Another frequent experience happens with beige. People choose beige to make a room feel warm and neutral, but some versions have a muddy cast that drains the life out of the entire space. If the flooring is already warm, the beige can blur into it and create a low-contrast haze. Instead of layered and calm, the room looks like it has been wrapped in a thin coating of toast crumbs. Homeowners often say these rooms feel darker than before, even when the new paint itself is technically lighter than the old color.
Kitchens and bathrooms are where disappointment usually arrives the fastest. A yellow-toned white can make a bathroom feel dim and slightly stale under artificial light. A murky greige in a kitchen can clash with cabinets or countertops and create a look that feels greasy by association. Even when surfaces are spotless, the eye reads the room as less fresh. That is the real frustration: dirty-looking paint makes people feel as though they are losing a battle with cleanliness that is actually a battle with undertones.
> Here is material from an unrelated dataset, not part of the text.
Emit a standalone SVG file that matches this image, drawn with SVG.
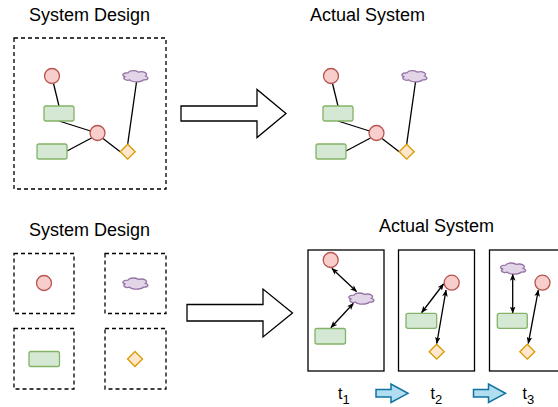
<svg xmlns="http://www.w3.org/2000/svg" width="558" height="407" viewBox="0 0 558 407">
<style>
.title{font-family:"Liberation Sans",Arial,sans-serif;font-size:18px;fill:#000;text-anchor:middle}
.tl{font-family:"Liberation Sans",Arial,sans-serif;font-size:16px;fill:#000}
.dash{fill:none;stroke:#000;stroke-width:1.3;stroke-dasharray:4 3}
.frame{fill:#fff;stroke:#000;stroke-width:1.3}
.red{fill:#f8cecc;stroke:#b85450;stroke-width:1.3}
.green{fill:#d5e8d4;stroke:#82b366;stroke-width:1.3}
.purple{fill:#e1d5e7;stroke:#9673a6;stroke-width:1.3}
.orange{fill:#ffe6cc;stroke:#d79b00;stroke-width:1.3}
.big{fill:#fff;stroke:#000;stroke-width:1.3;stroke-linejoin:miter}
.blue{fill:#b1ddf0;stroke:#10739e;stroke-width:1.5}
.ln{stroke:#000;stroke-width:1.3;fill:none}
.dbl{stroke:#000;stroke-width:1.3;fill:none;marker-start:url(#ah);marker-end:url(#ah)}
</style>
<defs>
<path id="cloud" d="M -7 -3.25 C -12.6 -3.25 -14 0 -9.52 0.65 C -14 2.08 -8.96 5.2 -5.32 3.9 C -2.8 6.5 5.6 6.5 8.4 3.9 C 14 3.9 14 1.3 10.5 0 C 14 -2.6 8.4 -5.2 3.5 -3.9 C 0 -5.85 -5.6 -5.85 -7 -3.25 Z"/>
<path id="dia" d="M 0 -7.5 L 7.5 0 L 0 7.5 L -7.5 0 Z"/>
<marker id="ah" viewBox="0 0 10 8" refX="9" refY="4" markerWidth="7" markerHeight="5.6" markerUnits="userSpaceOnUse" orient="auto-start-reverse">
<path d="M0,0 L10,4 L0,8 L2.5,4 Z" fill="#000"/>
</marker>
</defs>

<!-- Titles -->
<text class="title" x="89.5" y="20.5">System Design</text>
<text class="title" x="367.5" y="20.5">Actual System</text>
<text class="title" x="89.5" y="235.5">System Design</text>
<text class="title" x="436.5" y="231.5">Actual System</text>

<!-- Top left design container -->
<rect id="design-box" class="dash" x="14" y="38" width="152" height="151"/>

<!-- Connectors -->
<g id="connectors">
<line class="ln" x1="53.5" y1="83.5" x2="59" y2="106"/>
<line class="ln" x1="59" y1="121" x2="90.5" y2="131"/>
<line class="ln" x1="91.5" y1="138" x2="67" y2="151"/>
<line class="ln" x1="103" y1="138.5" x2="120.2" y2="151.7"/>
<line class="ln" x1="136.5" y1="82" x2="127.7" y2="144.2"/>
<g transform="translate(279,0)">
<line class="ln" x1="53.5" y1="83.5" x2="59" y2="106"/>
<line class="ln" x1="59" y1="121" x2="90.5" y2="131"/>
<line class="ln" x1="91.5" y1="138" x2="67" y2="151"/>
<line class="ln" x1="103" y1="138.5" x2="120.2" y2="151.7"/>
<line class="ln" x1="136.5" y1="82" x2="127.7" y2="144.2"/>
</g>
</g>

<!-- Top left nodes -->
<g id="td-c1"><circle class="red" cx="52" cy="76" r="7.5"/></g>
<g id="td-r1"><rect class="green" x="44" y="106" width="30" height="15" rx="2"/></g>
<g id="td-c2"><circle class="red" cx="97.5" cy="133" r="7.5"/></g>
<g id="td-r2"><rect class="green" x="37" y="144" width="30" height="15" rx="2"/></g>
<g id="td-d"><use href="#dia" class="orange" x="127.7" y="151.7"/></g>
<g id="td-cl"><use href="#cloud" class="purple" x="135" y="76"/></g>

<!-- Top right nodes -->
<g id="ta-c1"><circle class="red" cx="331" cy="76" r="7.5"/></g>
<g id="ta-r1"><rect class="green" x="323" y="106" width="30" height="15" rx="2"/></g>
<g id="ta-c2"><circle class="red" cx="376.5" cy="133" r="7.5"/></g>
<g id="ta-r2"><rect class="green" x="316" y="144" width="30" height="15" rx="2"/></g>
<g id="ta-d"><use href="#dia" class="orange" x="406.7" y="151.7"/></g>
<g id="ta-cl"><use href="#cloud" class="purple" x="414" y="76"/></g>

<!-- Big arrows -->
<g id="arrow-top"><path class="big" d="M181 106 L257 106 L257 89.5 L286 113.5 L257 137.5 L257 121 L181 121 Z"/></g>
<g id="arrow-bottom"><path class="big" d="M187 304.5 L263 304.5 L263 289 L292.5 313 L263 337 L263 321 L187 321 Z"/></g>

<!-- Bottom left design boxes -->
<g id="bd-1"><rect class="dash" x="14" y="253.5" width="60" height="60"/><circle class="red" cx="44" cy="283" r="7.5"/></g>
<g id="bd-2"><rect class="dash" x="105" y="253.5" width="61" height="60"/><use href="#cloud" class="purple" x="135" y="283.3"/></g>
<g id="bd-3"><rect class="dash" x="14" y="328.5" width="60" height="60.5"/><rect class="green" x="29" y="351.5" width="30.5" height="15" rx="2"/></g>
<g id="bd-4"><rect class="dash" x="105" y="328.5" width="61" height="60.5"/><use href="#dia" class="orange" x="135" y="359"/></g>

<!-- Bottom right frames -->
<g id="frame-t1"><rect class="frame" x="308" y="250" width="76" height="121"/></g>
<g id="frame-t2"><rect class="frame" x="398.5" y="250" width="76" height="121"/></g>
<g id="frame-t3"><rect class="frame" x="489.5" y="250" width="76" height="121"/></g>

<g id="f1-nodes">
<g id="f1-c"><circle class="red" cx="330.7" cy="260" r="7.5"/></g>
<g id="f1-cl"><use href="#cloud" class="purple" x="361" y="298.3"/></g>
<g id="f1-r"><rect class="green" x="315" y="328.5" width="30.5" height="15.5" rx="2"/></g>
</g>
<g id="f2-nodes">
<g id="f2-c"><circle class="red" cx="451.7" cy="282.7" r="7.5"/></g>
<g id="f2-r"><rect class="green" x="406" y="313.3" width="30.7" height="15" rx="2"/></g>
<g id="f2-d"><use href="#dia" class="orange" x="436.7" y="351.7"/></g>
</g>
<g id="f3-nodes">
<g id="f3-cl"><use href="#cloud" class="purple" x="512.7" y="268.3"/></g>
<g id="f3-c"><circle class="red" cx="542.5" cy="282.7" r="7.5"/></g>
<g id="f3-r"><rect class="green" x="497.3" y="313.3" width="30" height="15" rx="2"/></g>
<g id="f3-d"><use href="#dia" class="orange" x="527.3" y="351.7"/></g>
</g>

<g id="frame-connectors">
<line class="dbl" x1="332" y1="268.5" x2="356.5" y2="291.5"/>
<line class="dbl" x1="353.3" y1="303.5" x2="331" y2="327.5"/>
<line class="dbl" x1="443.5" y1="284" x2="421.7" y2="312.5"/>
<line class="dbl" x1="446" y1="290.2" x2="436.8" y2="343.3"/>
<line class="dbl" x1="512.7" y1="274.5" x2="512.7" y2="312.8"/>
<line class="dbl" x1="538.3" y1="290.2" x2="528.3" y2="343.3"/>
</g>

<!-- Time labels -->
<text class="tl" x="338" y="398.5">t<tspan font-size="13" dy="5">1</tspan></text>
<text class="tl" x="430.5" y="398.5">t<tspan font-size="13" dy="5">2</tspan></text>
<text class="tl" x="522.5" y="398.5">t<tspan font-size="13" dy="5">3</tspan></text>

<!-- Blue step arrows -->
<g id="step1"><path class="blue" d="M376 389.5 L391 389.5 L391 384 L408 393.3 L391 402.5 L391 397 L376 397 Z"/></g>
<g id="step2"><path class="blue" d="M473.5 389.5 L488.5 389.5 L488.5 384 L505.5 393.3 L488.5 402.5 L488.5 397 L473.5 397 Z"/></g>
</svg>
On the positive side, many people notice a dramatic improvement the moment they repaint with a better-balanced color. A cleaner white can make trim look sharper, countertops look more expensive, and natural light feel brighter. A better greige can calm a room without swallowing it. A soft taupe or mushroom shade can add warmth without the dingy effect of muddy beige. The experience is often surprisingly emotional. People do not just say the room looks better. They say it feels easier to live in.
That is why paint choice matters so much. It is not only about trend or personal taste. It is about whether the room feels fresh, intentional, and well cared for every single day. The right color makes the whole house seem cleaner. The wrong one makes you side-eye your walls while holding a perfectly good microfiber cloth.